This is an article from the July 29, 2013 issue
The 20-year-old outfielder finished second to Yoenis Cespedes in the Home Run Derby. After missing all of June with a left knee injury, he hopes to power the Nationals back into the playoff race.
DAN PATRICK:Did you have a strategy for the Home Run Derby last week?
BRYCE HARPER: No, I was just trying to have fun and share that moment with my dad and family. [I was] trying to act like we were just in our backyard with him throwing me BP.
DP:When did you decide you were going to have your father pitch to you?

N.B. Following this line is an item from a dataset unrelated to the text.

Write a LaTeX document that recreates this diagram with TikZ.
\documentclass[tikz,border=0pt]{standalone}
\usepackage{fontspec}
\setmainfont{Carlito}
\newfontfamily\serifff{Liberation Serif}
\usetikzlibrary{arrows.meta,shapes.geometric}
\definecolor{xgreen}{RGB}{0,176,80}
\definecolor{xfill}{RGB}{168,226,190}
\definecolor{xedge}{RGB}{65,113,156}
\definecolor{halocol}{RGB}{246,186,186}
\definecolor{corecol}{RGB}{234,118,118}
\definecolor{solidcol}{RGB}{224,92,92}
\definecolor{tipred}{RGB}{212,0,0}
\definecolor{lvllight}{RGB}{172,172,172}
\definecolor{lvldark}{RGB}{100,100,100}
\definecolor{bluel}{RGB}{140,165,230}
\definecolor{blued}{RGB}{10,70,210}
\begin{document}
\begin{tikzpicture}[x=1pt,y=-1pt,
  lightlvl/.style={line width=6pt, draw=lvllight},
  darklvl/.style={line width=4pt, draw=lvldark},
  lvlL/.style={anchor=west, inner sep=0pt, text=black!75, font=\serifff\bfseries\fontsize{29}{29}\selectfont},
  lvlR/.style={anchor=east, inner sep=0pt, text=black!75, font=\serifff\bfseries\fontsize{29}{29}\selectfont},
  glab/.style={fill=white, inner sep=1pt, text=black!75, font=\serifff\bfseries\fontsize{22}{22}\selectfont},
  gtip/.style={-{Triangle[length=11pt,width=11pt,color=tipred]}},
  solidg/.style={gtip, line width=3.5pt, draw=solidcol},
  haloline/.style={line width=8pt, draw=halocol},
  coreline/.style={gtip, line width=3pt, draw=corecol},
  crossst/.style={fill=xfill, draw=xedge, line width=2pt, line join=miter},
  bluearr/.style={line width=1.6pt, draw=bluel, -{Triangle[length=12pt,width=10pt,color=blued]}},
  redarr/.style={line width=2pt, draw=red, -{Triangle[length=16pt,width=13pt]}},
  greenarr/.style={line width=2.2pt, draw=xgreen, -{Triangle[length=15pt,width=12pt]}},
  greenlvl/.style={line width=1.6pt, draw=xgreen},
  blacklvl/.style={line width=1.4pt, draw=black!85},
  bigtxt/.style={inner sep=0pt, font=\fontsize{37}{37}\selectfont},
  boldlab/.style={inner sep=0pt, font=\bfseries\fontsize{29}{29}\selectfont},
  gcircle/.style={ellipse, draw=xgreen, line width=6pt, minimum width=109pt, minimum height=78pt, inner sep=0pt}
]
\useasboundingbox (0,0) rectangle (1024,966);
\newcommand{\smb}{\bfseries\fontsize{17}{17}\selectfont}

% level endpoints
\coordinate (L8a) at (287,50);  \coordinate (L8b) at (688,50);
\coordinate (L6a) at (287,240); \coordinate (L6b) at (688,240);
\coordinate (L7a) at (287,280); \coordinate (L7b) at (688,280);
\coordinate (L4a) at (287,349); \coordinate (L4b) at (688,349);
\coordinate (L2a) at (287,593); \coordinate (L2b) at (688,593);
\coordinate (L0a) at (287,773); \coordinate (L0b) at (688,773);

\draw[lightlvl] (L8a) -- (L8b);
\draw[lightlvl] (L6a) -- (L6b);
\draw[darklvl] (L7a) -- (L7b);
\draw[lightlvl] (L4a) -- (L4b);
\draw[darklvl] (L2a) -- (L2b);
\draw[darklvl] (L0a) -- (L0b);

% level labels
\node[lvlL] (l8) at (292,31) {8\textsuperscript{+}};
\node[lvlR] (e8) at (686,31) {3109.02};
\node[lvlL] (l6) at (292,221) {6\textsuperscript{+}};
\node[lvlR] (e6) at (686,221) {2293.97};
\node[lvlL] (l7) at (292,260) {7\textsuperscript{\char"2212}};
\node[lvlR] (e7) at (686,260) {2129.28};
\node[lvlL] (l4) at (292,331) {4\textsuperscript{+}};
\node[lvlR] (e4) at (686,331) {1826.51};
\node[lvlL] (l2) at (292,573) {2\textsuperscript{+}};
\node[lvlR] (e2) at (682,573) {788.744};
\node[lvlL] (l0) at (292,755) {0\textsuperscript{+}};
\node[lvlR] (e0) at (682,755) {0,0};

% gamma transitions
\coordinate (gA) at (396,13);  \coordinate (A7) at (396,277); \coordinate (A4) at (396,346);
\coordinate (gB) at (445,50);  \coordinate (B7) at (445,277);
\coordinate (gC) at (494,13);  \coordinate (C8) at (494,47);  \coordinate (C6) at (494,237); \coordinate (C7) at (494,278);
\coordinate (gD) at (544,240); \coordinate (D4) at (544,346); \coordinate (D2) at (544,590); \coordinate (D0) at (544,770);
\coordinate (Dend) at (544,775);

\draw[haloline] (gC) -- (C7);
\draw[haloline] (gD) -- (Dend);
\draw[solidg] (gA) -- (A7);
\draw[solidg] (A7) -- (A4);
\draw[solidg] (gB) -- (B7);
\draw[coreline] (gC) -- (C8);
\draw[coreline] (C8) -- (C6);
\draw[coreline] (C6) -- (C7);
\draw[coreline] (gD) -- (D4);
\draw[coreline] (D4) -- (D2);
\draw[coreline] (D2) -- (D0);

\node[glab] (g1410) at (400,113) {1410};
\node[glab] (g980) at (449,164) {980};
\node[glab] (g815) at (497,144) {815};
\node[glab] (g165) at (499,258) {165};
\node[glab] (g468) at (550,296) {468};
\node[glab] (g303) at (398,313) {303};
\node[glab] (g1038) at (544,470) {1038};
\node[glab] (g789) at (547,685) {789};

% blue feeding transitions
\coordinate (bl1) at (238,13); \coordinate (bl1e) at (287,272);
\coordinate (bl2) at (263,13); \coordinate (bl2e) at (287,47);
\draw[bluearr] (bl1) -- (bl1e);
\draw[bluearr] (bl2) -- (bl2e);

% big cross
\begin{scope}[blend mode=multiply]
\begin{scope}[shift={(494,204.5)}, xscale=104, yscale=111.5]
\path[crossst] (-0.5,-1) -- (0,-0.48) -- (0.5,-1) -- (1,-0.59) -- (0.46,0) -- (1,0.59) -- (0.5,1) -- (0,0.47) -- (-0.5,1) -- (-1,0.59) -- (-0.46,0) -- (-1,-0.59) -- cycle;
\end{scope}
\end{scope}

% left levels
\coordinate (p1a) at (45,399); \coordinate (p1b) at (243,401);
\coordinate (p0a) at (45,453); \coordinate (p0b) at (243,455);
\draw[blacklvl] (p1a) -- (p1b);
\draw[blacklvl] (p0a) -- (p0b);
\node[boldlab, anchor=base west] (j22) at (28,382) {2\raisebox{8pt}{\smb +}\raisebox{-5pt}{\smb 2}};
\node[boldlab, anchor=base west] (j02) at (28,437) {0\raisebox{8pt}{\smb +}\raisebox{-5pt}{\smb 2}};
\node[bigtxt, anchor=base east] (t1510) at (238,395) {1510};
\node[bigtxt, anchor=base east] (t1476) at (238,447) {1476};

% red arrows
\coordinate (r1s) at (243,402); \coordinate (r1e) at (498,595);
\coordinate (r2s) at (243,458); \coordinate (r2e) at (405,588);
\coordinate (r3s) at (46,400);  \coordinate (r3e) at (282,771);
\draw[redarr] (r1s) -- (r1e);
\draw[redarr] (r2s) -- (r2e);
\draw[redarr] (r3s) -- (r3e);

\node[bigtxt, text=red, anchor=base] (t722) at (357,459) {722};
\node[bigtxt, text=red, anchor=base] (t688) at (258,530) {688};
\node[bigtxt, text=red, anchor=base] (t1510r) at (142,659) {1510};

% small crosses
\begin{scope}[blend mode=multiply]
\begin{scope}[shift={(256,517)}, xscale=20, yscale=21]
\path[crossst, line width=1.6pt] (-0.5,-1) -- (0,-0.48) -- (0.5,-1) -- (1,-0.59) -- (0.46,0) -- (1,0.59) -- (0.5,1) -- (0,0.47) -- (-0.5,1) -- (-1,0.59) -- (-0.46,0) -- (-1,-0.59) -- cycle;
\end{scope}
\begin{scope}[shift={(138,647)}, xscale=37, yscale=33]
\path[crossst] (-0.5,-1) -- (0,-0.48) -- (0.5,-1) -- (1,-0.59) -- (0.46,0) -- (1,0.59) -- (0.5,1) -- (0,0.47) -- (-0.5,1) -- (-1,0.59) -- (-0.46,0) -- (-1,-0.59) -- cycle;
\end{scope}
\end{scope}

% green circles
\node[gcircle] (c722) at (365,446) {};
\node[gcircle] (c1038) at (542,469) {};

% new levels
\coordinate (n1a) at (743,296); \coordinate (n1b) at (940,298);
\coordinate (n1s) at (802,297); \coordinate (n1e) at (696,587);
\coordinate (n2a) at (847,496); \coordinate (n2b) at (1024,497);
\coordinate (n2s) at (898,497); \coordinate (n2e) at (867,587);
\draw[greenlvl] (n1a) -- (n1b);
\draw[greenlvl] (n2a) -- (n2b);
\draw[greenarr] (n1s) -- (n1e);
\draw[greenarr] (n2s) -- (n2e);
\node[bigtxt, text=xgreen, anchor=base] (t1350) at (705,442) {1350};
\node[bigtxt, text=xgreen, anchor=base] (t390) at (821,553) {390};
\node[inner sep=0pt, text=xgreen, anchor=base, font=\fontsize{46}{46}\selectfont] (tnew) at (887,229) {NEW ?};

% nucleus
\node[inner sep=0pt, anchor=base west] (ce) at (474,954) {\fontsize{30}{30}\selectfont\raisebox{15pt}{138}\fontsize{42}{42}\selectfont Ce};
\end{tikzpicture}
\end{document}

BH: Probably when I was about 10 or 11 years old. I told him all the time when I was younger if I ever do this, it's going to be you throwing to me in the Derby. He knows where I like it. I'm very comfortable with how he throws.
DP:Your dad is jacked.
BH: He's in very good shape—48 years old, 205 pounds and ripped out of his mind. He works out every day and does CrossFit. He's a machine.
DP:Do you think you could take him?
BH: I don't know. I don't know if I want to try. I'd probably kick him in his leg or his back to try to get him down. But I think he'd get me.
DP:Which is more impressive, your dad's physique or your brother's Rollie Fingers mustache?
BH: I'm going to say [Bryan's] mustache. It's pretty incredible. He's been growing that thing for four or five months.
DP:That takes commitment.
BH: He's not going to shave it. He can't; I'm not going to let him. Everyone nationally loves it.
DP:When's the last time you were nervous in a game?
BH: I've never been nervous. I never feel pressure. It's so much fun to be part of games that are 1--1 going into the 10th inning. Or you're up bases loaded, bottom of the ninth. That's something you live for. I've always dreamed of hitting a walk-off home run in the playoffs.
DP:Is it hard to live your life?
BH: I got a great group of guys on my team and a great family and support at home. [I try to] have fun while I'm playing and be a good person on and off the field.
DP:You've seemed to adjust pretty well to the money and fame.
BH: I've been doing it for a long time. Maybe not the money and being in the big-time spotlight of major league baseball. But being young and going through everything I did—like [being on the] SPORTS ILLUSTRATED cover—I don't really think about anything else. I think about playing ball and having fun and relaxing and hanging out with my family.... I try to be the best person I can be for everyone out there.
DP:Last time you talked to Mike Trout?
BH: The day of the Home Run Derby. He told me good luck and to represent all the young guys out there. Mike Trout is an unbelievable player. Manny Machado also. Those are the two guys I love watching.
DP:Great to talk. Tell your dad to lay off the weights a bit. People are starting to get suspicious.
BH: [Laughs.]Don't be.
Giants manager Bruce Bochy told me he hasn't heard anything about trading pitcher Tim Lincecum. "Believe me, we're thin in our rotation," Bochy said. "We can't afford to lose him. We don't think we're out of this. We've been this far back before." ... MLB Network's Harold Reynolds is surprised Manny Ramirez may return to the majors with the Rangers this season: "That's a bigger story than A-Rod coming back, because Manny was dead and gone. I think he wants to go out, play the game and be remembered properly." ... Golf Channel's Brandel Chamblee thinks the effect of Rory McIlroy's switching club brands has been overstated. "Historically the most dangerous thing to do is change clubs for money," the former Tour pro said. "But now it's not significant. Most of these guys are playing the same clubs, they just have different names on them." ... Angels lefty C.J. Wilson described the moment when bat meets ball on a home run. "The only thing that goes through your head is noooooo," Wilson said. "If a guy smashes one, it sounds like a pile full of money getting lit on fire."